In the landmark sci-fi films: The War of the Worlds (1953) and The Forbidden Planet (1956). In the blockbuster 1953 remake of the classic War of the Worlds, the tripods were replaced by butterfly looking UFO saucers armed with a modernized heat-ray that baked soldiers and civilians in ashes. In the also groundbreaking The Forbidden Planet, our brave Earth space heroes use the Colt-Vickers Atomic Fission Rifle that fired pulses of colored light, and was not referred to as a "laser gun" due to the world "laser" not being created until 1957.
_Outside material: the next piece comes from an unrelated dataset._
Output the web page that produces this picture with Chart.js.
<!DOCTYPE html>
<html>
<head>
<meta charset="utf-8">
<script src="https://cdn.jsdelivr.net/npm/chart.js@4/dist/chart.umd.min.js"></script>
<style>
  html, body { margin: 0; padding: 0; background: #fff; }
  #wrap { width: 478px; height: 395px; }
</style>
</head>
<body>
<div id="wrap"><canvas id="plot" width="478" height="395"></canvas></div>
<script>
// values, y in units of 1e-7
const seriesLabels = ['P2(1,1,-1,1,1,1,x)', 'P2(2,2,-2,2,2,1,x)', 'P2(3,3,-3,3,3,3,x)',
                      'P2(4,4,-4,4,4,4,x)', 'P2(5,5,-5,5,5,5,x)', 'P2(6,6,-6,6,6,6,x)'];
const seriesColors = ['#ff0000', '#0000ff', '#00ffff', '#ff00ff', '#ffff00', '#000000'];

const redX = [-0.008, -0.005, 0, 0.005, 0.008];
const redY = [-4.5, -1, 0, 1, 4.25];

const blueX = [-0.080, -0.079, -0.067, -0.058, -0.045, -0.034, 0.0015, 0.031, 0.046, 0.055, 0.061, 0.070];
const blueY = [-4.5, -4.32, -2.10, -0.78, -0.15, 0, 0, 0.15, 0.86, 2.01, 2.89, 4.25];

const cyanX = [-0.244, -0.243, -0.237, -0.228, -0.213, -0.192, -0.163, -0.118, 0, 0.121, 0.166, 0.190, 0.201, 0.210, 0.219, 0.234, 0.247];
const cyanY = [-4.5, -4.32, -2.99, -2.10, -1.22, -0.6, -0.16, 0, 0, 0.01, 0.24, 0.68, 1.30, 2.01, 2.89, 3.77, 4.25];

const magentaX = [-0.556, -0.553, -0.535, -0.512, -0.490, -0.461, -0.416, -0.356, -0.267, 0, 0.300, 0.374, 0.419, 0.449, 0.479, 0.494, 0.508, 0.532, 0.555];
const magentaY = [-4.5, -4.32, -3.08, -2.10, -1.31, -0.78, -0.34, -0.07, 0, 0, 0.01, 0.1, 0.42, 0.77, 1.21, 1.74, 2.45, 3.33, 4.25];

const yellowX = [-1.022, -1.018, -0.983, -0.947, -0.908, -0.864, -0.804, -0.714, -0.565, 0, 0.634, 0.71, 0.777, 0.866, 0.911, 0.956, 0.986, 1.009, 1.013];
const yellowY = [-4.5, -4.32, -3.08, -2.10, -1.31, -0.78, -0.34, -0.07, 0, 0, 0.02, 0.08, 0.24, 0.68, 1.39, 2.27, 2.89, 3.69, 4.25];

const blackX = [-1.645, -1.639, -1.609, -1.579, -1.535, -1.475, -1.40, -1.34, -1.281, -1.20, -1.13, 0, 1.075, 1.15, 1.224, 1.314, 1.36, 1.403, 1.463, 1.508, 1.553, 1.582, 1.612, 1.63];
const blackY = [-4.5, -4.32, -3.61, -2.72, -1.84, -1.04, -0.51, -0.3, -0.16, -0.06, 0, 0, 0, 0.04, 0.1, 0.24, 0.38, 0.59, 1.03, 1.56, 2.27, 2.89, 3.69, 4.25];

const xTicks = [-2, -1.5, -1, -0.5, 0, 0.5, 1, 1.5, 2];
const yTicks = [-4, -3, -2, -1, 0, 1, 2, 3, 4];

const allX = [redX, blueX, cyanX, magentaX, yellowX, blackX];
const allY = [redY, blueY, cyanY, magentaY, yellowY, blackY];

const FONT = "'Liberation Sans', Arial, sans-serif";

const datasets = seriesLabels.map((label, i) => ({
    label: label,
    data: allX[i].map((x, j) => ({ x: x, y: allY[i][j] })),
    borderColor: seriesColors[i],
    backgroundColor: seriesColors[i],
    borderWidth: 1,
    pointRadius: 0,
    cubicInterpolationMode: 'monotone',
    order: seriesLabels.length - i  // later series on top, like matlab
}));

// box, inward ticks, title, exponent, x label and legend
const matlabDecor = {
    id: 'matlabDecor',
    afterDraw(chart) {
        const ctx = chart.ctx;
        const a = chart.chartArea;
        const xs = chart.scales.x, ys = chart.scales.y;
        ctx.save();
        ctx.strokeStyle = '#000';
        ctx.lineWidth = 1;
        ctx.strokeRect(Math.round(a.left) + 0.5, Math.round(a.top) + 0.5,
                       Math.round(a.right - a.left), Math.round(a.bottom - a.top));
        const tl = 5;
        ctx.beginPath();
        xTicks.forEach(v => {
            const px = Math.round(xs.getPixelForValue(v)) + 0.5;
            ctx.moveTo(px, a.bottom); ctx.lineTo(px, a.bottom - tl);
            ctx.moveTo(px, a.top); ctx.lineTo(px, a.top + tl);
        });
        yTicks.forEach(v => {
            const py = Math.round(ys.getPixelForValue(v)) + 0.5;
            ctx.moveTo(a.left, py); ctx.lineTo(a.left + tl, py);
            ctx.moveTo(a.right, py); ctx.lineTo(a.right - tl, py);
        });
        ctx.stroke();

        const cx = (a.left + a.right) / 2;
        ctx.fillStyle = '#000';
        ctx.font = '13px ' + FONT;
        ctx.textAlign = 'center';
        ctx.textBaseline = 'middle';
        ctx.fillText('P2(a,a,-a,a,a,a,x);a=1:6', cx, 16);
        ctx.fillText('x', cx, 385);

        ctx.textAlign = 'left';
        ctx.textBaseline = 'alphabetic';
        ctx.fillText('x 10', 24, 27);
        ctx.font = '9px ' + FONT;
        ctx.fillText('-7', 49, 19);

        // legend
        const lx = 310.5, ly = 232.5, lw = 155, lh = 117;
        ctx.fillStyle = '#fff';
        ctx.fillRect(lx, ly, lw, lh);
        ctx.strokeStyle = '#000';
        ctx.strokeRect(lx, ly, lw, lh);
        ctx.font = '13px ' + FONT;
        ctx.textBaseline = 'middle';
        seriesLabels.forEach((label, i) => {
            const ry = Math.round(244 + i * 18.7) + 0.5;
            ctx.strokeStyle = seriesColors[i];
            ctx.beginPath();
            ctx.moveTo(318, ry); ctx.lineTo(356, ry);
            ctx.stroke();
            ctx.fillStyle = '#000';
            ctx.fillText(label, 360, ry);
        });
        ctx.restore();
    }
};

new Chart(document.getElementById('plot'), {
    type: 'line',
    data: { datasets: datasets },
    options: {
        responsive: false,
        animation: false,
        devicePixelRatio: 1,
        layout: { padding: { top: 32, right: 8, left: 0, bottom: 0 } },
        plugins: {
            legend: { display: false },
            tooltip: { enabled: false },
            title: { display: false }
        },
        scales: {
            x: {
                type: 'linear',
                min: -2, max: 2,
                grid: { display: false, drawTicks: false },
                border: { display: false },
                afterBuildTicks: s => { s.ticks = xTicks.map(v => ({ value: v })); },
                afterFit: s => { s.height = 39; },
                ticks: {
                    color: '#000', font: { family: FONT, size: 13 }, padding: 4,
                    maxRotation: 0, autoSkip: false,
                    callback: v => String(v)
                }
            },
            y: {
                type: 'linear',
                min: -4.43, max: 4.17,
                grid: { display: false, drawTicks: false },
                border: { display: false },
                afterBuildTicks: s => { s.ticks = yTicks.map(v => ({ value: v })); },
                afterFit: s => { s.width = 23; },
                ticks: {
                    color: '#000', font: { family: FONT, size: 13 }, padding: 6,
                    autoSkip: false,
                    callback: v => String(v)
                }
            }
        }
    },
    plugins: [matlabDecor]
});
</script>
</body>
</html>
With the advent of the term "laser", sci-fi creators quickly adopted the term into works of the day, and there was no going back. From the 1960's onward, becoming the laser gun was the go-to sci-fi weapon, and became rooted in the popular imagination with Star Trek and Star Wars. However, sci-fi depicted of lasers runs from seriously scientific to laughably comic with slow moving lasers that could be dodged. Science fiction creators also had mixed opinions about the effectiveness of their laser weaponry. Some had the laser as end-all-be-all of future weapons and then on the other hand, some projected the laser as the bottom of a future military's armory. While The Forever War and the blasters of Star Wars and the phasers of Star Trek were all more "realistic" laser DEW devices that were the top of the sci-fi weapon food chain.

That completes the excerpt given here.